The task
Each entry here needs to be set down again exactly, please; pictures are left out.

Records for this task
--- begin ---

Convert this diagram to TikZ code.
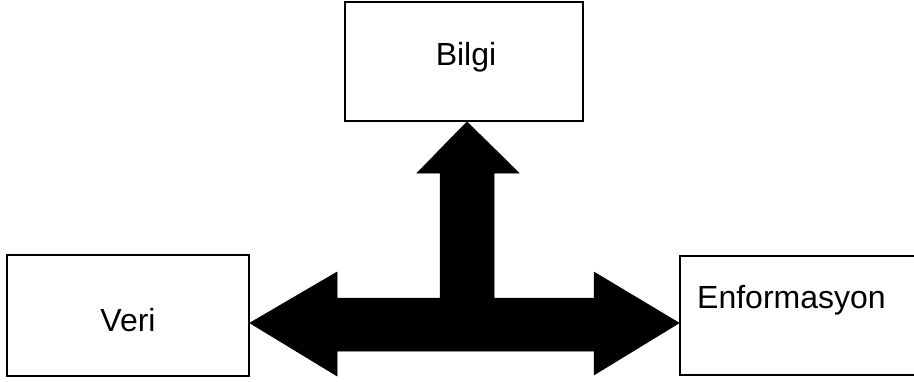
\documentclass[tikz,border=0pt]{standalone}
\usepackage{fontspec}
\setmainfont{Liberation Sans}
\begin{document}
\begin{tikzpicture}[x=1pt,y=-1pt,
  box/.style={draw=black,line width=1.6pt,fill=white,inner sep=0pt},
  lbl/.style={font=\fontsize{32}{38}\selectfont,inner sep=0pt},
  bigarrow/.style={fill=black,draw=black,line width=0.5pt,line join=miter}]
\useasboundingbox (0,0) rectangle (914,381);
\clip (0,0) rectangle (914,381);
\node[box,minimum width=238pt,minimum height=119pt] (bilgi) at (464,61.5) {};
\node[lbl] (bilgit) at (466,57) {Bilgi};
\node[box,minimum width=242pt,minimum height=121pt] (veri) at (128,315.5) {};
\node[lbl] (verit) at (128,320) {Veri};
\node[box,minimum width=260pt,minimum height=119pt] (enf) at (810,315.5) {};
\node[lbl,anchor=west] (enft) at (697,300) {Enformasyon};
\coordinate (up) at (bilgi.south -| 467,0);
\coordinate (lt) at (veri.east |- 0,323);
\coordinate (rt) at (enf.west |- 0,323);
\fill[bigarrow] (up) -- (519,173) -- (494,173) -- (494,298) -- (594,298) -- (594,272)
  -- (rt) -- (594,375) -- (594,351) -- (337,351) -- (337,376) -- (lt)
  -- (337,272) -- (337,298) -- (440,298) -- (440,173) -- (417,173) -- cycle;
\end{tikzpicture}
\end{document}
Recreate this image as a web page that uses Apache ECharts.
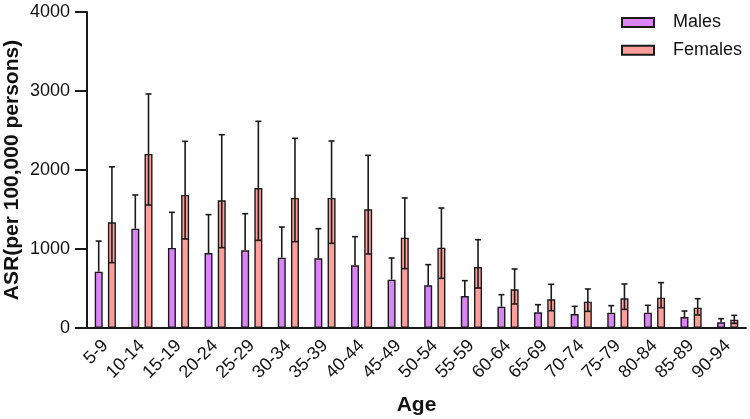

--- end ---

Worked answer
Convert this diagram to TikZ code.
\documentclass[tikz,border=0pt]{standalone}
\usepackage{fontspec}
\setmainfont{Liberation Sans}
\begin{document}
\begin{tikzpicture}[x=1pt,y=-1pt,
  box/.style={draw=black,line width=1.6pt,fill=white,inner sep=0pt},
  lbl/.style={font=\fontsize{32}{38}\selectfont,inner sep=0pt},
  bigarrow/.style={fill=black,draw=black,line width=0.5pt,line join=miter}]
\useasboundingbox (0,0) rectangle (914,381);
\clip (0,0) rectangle (914,381);
\node[box,minimum width=238pt,minimum height=119pt] (bilgi) at (464,61.5) {};
\node[lbl] (bilgit) at (466,57) {Bilgi};
\node[box,minimum width=242pt,minimum height=121pt] (veri) at (128,315.5) {};
\node[lbl] (verit) at (128,320) {Veri};
\node[box,minimum width=260pt,minimum height=119pt] (enf) at (810,315.5) {};
\node[lbl,anchor=west] (enft) at (697,300) {Enformasyon};
\coordinate (up) at (bilgi.south -| 467,0);
\coordinate (lt) at (veri.east |- 0,323);
\coordinate (rt) at (enf.west |- 0,323);
\fill[bigarrow] (up) -- (519,173) -- (494,173) -- (494,298) -- (594,298) -- (594,272)
  -- (rt) -- (594,375) -- (594,351) -- (337,351) -- (337,376) -- (lt)
  -- (337,272) -- (337,298) -- (440,298) -- (440,173) -- (417,173) -- cycle;
\end{tikzpicture}
\end{document}
Recreate this image as a web page that uses Apache ECharts.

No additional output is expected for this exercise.